Patsy Collins: You know how we’re always told to write what we know? Well, I do much of my writing whilst travelling with my photographer husband in our campervan. The novel is about photographers in a campervan… The storyline isn’t at all autobiographical, I promise, but getting two people to share such a small space is a good way for the reader to learn about them and watch their growing relationship.

The natural landscape is one of my interests, so I’ve made Eliot an eco campaigner. Mostly I want the book to be a fun, lighthearted read, but if it also encourages readers to take slightly better care of the world around them, I’ll be extremely pleased.

Q: How did Capri influence the story?

PC: Capri is used as a contrast to the main part of the story which takes place in South Wales. It’s an expensive, unusual destination, chosen by Jess simply for the luxurious facilities offered by the spa hotel. Capri represents the life Jess had before meeting Eliot. She enjoyed her holiday there, but it also highlighted the emptiness of her life. It’s not until she travels to the apparently less exciting Welsh coastline that she begins to find the sense of purpose she’d been lacking.

Q:What makes Wales the perfect place for this, and why does Wales make it different than setting it elsewhere?

PC: Partly it’s the fact that Jess and Eliot live, and work from, the campervan. They stay in empty fields and on quiet roadsides rather than on busy campsites – something which is entirely possible there, but much less practical in many other places. There’s none of the luxury Jess is used to. Learning to cope with that, whilst working hard and learning new skills, helps both reveal and develop her character.

The hills and beaches of Wales are rugged, spectacular and beautiful, but they can also be moody, forbidding and hard work. Kind of like Eliot. There’s not much that’s gentle and easy about the landscape, but the climbs and long hikes are definitely worth the effort. That’s reflected in Jess’s emotional journey.

Q: In general, how do you feel place affects your writing? What kind of details do you use to make your locations unique?

PC: The locations are very important to me, so much so that I do first drafts wherever the stories are set. That helps me get a feel for the place and of course makes research much easier.

With Leave Nothing But Footprints, I walked where Jess and Eliot walked. I climbed up to see the views which they photographed. Just as they did, I went out early in the morning and late in the day, to watch the effects of the changing light. I literally put myself in their place and noticed what they’d notice, tried to feel as they’d feel and react as they would. It’s a technique I’ve used before and found effective.
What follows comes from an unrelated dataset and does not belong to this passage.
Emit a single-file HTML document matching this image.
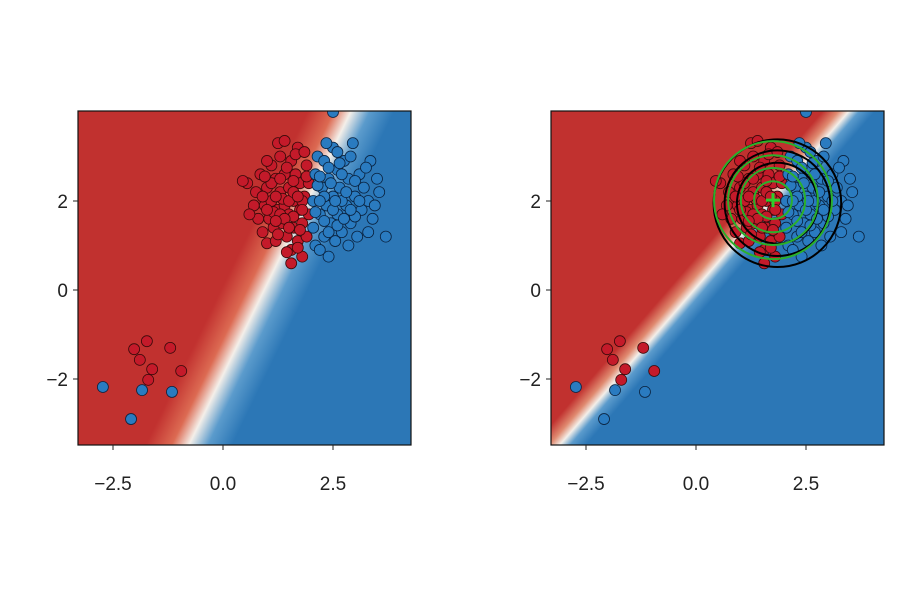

I don’t attempt to write a travel guide to any of my locations. Instead I try to capture the atmosphere with a few small details. The sand on the path, flowers which bloom alongside it and the sound of surf pounding onto the rocks below, form the background to one scene for example.

Q: What is your process working on a book, from inspiration to completion?

PC: First I create an outline of the plot and do some basic research, if needed, to ensure that plot will work. I pick the location and begin to think about the characters. Although there will be little to show for this stage, probably around 500 words, it can take months.

Then I start writing – on location if I can. Ideally I’d write the first draft all in one go, but that’s often not possible. I may hit a snag with the story, lose enthusiasm, or something unconnected with writing may cause an interruption. When the first draft is finally complete, sometimes years after I started, I leave it and write something else. That gives me the distance I need to start editing.

I’ll rewrite and leave the story as many times as necessary to get the novel as good as I feel I’ll be able to get it on my own. Then it goes to my fantastic beta readers. I’ll rewrite again, using their feedback. During each rewrite, I’ll research anything I don’t already know. That process will also be repeated until I’m satisfied with the book. After that, it’s just the usual copy editing and proofreading to arrange.

Q: Do you have any unusual rituals or objects you need around you when you write?

PC: Not really. Whether I’m in the campervan or at home I use the same laptop computer (I always write straight onto that, rather than on paper) and I drink a lot of tea.

Q: What are you working on now?

PC: I’m doing a ‘cosy crime’ story for NaNo. Four of my previous novels have had crime elements in them, but this will be the first one in which crime is the main genre. The action will be split between my home town and another seaside location I know well, so I’ve already got the settings fairly clear in my mind. I’m hoping that this time I really will manage my idea.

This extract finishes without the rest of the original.